Darity diz que reparações "verdadeiras" devem ter como objetivo acabar com a desigualdade de riqueza entre a população negra e branca e calcula que seriam necessários US$ 14 trilhões (cerca de R$ 79,9 trilhões), distribuídos pelo governo federal sob a forma de pagamentos diretos a cada americano negro descendente de pessoas escravizadas nos Estados Unidos.
Outros defendem reparações por meio de investimentos em programas de saúde, educação, emprego, habitação e outras áreas com grandes disparidades. Algumas cidades, como Asheville, na Carolina do Norte, já aprovaram a criação de comissões para estudar medidas do tipo, que descartam pagamentos em dinheiro a beneficiados.

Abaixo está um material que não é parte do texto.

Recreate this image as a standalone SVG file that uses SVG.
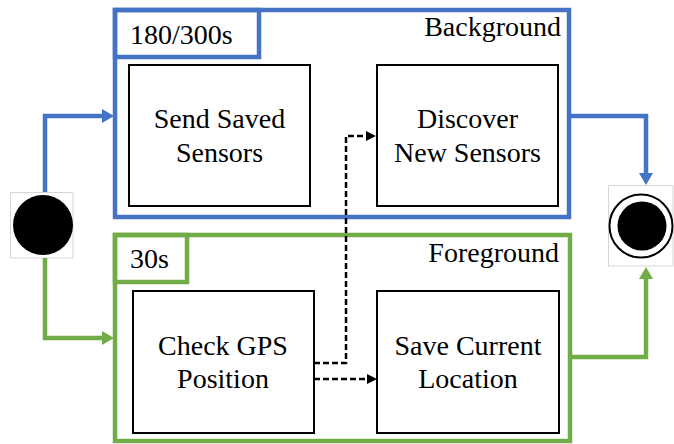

Outras cidades e instituições privadas também vêm anunciando diferentes planos de reparação recentemente. No ano passado, a Califórnia se tornou o primeiro Estado a sancionar uma lei que abre caminho para reparações pela escravidão, determinando a criação de uma força-tarefa para estudar e desenvolver propostas sobre o tema.

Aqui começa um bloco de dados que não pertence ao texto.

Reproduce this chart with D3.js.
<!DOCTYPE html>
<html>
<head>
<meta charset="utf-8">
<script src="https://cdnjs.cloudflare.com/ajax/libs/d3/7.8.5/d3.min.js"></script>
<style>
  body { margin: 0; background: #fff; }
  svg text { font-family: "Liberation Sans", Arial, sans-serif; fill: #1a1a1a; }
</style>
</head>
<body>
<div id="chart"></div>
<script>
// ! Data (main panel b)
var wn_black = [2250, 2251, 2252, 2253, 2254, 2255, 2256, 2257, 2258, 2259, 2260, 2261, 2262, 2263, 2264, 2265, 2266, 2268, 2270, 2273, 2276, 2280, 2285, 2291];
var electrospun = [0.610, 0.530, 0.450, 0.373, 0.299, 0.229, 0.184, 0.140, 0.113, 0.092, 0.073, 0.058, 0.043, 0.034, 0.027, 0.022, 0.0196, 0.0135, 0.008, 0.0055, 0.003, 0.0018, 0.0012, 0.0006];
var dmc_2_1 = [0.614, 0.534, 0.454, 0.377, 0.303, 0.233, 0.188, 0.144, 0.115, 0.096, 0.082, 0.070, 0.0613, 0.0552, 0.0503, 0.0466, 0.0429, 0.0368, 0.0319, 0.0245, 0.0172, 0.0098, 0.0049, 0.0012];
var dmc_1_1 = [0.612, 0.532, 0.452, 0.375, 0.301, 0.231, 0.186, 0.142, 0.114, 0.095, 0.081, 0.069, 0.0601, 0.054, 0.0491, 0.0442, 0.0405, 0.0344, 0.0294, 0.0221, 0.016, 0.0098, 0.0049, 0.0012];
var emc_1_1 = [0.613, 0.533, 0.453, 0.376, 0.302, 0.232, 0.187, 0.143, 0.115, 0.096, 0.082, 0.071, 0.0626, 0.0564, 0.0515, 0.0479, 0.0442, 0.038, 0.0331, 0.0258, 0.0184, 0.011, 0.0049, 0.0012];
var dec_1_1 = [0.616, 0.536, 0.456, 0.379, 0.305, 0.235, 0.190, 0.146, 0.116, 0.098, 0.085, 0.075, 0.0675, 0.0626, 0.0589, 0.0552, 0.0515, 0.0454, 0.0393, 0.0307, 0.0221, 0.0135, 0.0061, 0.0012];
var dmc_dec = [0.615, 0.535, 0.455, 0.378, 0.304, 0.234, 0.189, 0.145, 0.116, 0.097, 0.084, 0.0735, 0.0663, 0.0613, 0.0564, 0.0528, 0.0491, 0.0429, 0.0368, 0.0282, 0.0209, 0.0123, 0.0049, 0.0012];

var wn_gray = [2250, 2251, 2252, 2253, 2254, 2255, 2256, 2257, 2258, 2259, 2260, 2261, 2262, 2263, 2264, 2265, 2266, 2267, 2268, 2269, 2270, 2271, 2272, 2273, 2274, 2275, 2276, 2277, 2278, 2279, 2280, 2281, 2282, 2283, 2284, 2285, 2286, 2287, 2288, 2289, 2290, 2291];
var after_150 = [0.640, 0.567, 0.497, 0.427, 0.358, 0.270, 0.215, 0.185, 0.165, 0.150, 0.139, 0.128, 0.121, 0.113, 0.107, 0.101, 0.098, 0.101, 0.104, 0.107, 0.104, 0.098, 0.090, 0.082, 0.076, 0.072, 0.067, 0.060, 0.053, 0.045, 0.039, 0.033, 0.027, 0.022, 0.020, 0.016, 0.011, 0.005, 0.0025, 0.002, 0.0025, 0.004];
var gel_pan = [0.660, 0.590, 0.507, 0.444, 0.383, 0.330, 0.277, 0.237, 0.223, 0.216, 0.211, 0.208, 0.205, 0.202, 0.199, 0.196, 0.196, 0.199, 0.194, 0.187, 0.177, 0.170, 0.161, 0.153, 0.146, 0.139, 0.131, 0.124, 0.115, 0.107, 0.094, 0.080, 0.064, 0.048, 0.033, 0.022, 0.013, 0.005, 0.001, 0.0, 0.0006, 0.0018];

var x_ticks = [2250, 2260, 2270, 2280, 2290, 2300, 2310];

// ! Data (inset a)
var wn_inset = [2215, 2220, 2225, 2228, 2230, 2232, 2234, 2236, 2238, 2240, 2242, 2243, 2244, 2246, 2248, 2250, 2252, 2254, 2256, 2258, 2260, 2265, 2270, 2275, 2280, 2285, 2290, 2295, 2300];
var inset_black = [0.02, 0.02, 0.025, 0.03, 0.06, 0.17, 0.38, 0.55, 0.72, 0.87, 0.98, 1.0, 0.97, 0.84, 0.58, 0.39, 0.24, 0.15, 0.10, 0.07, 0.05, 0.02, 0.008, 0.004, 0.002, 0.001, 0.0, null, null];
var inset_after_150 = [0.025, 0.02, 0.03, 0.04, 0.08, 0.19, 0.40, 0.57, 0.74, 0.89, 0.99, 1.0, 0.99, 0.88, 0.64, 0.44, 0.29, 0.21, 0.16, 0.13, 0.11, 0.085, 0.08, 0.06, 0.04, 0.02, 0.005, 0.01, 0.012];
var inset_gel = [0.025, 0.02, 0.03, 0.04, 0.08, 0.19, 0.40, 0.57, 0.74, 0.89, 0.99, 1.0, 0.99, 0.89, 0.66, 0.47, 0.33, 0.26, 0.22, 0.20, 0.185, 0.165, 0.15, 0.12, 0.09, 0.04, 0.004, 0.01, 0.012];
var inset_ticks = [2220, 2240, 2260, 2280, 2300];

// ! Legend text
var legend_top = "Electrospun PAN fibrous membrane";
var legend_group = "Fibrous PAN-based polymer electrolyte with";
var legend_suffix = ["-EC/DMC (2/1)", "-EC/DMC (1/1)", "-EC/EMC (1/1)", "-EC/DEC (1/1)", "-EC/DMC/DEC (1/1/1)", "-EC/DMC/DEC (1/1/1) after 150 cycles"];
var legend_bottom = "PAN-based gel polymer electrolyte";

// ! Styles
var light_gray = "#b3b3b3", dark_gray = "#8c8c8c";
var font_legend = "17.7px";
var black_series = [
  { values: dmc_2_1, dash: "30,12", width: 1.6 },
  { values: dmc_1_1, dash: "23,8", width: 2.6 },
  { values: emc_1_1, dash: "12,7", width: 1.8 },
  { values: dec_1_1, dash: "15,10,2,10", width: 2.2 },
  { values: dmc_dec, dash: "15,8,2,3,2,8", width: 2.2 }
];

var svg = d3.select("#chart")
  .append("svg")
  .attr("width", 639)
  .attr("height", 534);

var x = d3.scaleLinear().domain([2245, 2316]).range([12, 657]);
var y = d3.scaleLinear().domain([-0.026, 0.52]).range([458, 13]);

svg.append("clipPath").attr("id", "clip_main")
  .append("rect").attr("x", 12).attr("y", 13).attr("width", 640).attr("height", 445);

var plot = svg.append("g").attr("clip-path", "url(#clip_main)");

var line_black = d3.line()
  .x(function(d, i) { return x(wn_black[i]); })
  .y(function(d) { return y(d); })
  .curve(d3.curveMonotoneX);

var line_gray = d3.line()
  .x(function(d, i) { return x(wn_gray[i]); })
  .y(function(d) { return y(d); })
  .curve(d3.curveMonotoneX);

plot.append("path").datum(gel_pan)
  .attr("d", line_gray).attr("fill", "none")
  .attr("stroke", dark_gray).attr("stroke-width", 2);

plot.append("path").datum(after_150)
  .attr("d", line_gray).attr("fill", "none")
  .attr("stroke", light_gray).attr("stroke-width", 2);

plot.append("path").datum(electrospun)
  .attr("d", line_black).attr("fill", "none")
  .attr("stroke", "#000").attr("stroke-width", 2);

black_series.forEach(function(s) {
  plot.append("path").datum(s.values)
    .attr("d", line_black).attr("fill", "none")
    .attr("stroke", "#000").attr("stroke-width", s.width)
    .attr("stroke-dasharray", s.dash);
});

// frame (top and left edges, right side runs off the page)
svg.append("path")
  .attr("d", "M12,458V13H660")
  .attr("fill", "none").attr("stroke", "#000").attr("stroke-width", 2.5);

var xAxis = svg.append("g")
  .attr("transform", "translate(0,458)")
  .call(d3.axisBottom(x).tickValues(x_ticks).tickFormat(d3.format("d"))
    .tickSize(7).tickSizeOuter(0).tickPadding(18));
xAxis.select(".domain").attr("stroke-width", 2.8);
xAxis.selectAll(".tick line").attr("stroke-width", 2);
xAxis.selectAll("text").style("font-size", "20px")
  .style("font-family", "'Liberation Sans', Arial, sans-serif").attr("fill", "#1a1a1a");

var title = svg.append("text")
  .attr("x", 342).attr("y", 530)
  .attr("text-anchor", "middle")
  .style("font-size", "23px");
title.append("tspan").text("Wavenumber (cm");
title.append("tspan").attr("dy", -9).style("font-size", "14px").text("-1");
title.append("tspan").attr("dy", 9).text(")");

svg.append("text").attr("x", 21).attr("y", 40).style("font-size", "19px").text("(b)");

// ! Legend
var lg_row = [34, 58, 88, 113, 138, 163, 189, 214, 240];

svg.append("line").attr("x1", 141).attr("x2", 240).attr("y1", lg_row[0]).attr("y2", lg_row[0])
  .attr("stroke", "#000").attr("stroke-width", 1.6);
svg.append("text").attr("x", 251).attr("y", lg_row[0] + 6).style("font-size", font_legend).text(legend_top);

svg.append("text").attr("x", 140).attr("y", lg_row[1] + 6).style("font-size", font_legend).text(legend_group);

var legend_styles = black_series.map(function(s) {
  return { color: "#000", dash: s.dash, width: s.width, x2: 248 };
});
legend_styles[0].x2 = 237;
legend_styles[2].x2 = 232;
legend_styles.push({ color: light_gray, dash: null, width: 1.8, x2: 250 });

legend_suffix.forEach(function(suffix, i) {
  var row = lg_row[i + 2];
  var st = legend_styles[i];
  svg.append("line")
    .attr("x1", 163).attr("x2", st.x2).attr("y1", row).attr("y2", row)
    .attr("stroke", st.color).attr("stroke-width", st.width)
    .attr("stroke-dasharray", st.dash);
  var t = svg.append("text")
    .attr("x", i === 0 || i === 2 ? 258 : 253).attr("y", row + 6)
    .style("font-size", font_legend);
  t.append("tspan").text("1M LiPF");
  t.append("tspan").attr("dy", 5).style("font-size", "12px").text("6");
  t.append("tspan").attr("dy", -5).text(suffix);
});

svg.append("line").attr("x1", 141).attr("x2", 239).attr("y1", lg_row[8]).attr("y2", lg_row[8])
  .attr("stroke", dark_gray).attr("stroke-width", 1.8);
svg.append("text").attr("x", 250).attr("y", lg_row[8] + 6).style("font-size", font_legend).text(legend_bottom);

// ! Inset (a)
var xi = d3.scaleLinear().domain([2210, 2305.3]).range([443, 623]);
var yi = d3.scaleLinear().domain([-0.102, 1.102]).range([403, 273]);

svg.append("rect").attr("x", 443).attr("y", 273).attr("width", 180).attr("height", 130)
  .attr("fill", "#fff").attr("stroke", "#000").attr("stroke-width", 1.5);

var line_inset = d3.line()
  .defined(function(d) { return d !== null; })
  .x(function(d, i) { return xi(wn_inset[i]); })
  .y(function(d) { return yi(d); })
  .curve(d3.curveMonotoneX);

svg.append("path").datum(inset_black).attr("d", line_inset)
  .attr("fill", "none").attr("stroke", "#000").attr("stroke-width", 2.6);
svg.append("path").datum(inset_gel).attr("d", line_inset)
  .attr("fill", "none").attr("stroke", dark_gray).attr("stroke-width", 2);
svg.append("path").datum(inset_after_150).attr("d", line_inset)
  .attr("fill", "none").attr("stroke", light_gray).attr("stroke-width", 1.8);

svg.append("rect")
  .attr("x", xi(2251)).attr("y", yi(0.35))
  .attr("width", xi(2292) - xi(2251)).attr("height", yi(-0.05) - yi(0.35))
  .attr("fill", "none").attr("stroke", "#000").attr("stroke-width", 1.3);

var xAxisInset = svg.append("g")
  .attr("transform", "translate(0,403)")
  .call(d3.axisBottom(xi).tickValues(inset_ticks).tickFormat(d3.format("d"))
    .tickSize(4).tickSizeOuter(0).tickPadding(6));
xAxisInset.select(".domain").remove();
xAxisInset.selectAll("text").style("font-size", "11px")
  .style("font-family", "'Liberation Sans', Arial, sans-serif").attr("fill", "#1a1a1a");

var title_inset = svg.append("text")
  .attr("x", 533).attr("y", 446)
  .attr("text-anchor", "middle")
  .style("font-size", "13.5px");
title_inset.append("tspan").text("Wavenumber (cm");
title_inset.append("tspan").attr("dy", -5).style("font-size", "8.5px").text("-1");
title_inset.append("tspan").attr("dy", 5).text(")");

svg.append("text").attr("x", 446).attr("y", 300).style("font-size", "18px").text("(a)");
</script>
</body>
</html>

Apesar de o programa de Evanston ter recebido algumas críticas, especialistas ressaltam a importância de uma cidade reconhecer seu papel em políticas discriminatórias que prejudicaram a população negra e afirmam que a iniciativa pode inspirar e servir de modelo para outros governos.
"Cada proposta de reparações precisa tratar das necessidades (específicas) daquela comunidade", diz à BBC News Brasil, a vice-diretora do programa de Estados Unidos da organização de direitos humanos Human Rights Watch, Laura Pitter.
"Essas necessidades vão variar de acordo com os danos feitos e com o que precisa ser reparado (em cada comunidade), mas a iniciativa de Evanston pode ser um modelo para outras ao redor do país."
Desde 1989, o projeto de criar uma comissão federal para estudar o legado da escravidão e elaborar propostas de reparação é apresentada todos os anos ao Congresso, mas até hoje nunca foi adiante. Em 2019, pela primeira vez, a Câmara dos Representantes (equivalente à Câmara dos Deputados) realizou audiência para discutir o tema.
Em janeiro deste ano, a proposta foi reapresentada pela deputada Sheila Jackson Lee e já tem o apoio de mais de 170 congressistas, além da presidente da Casa, Nancy Pelosi, e do líder do Senado, Chuck Schumer. O próprio presidente Joe Biden disse, quando ainda era candidato, que apoiaria a realização de estudos sobre o assunto.
Daniels e outros defensores de reparações demonstram otimismo com o aumento no apoio a um projeto de lei nacional e acreditam que o cenário atual é mais propício a uma proposta do tipo.
"É preciso entender que (os debates em torno de reparações) não são sobre simplesmente dar um cheque para cada um e encerrar o assunto, mas sim sobre forjar uma nova América", afirma Daniels. "São sobre fazer esta nação enfrentar a sua história, e reparar a sua história."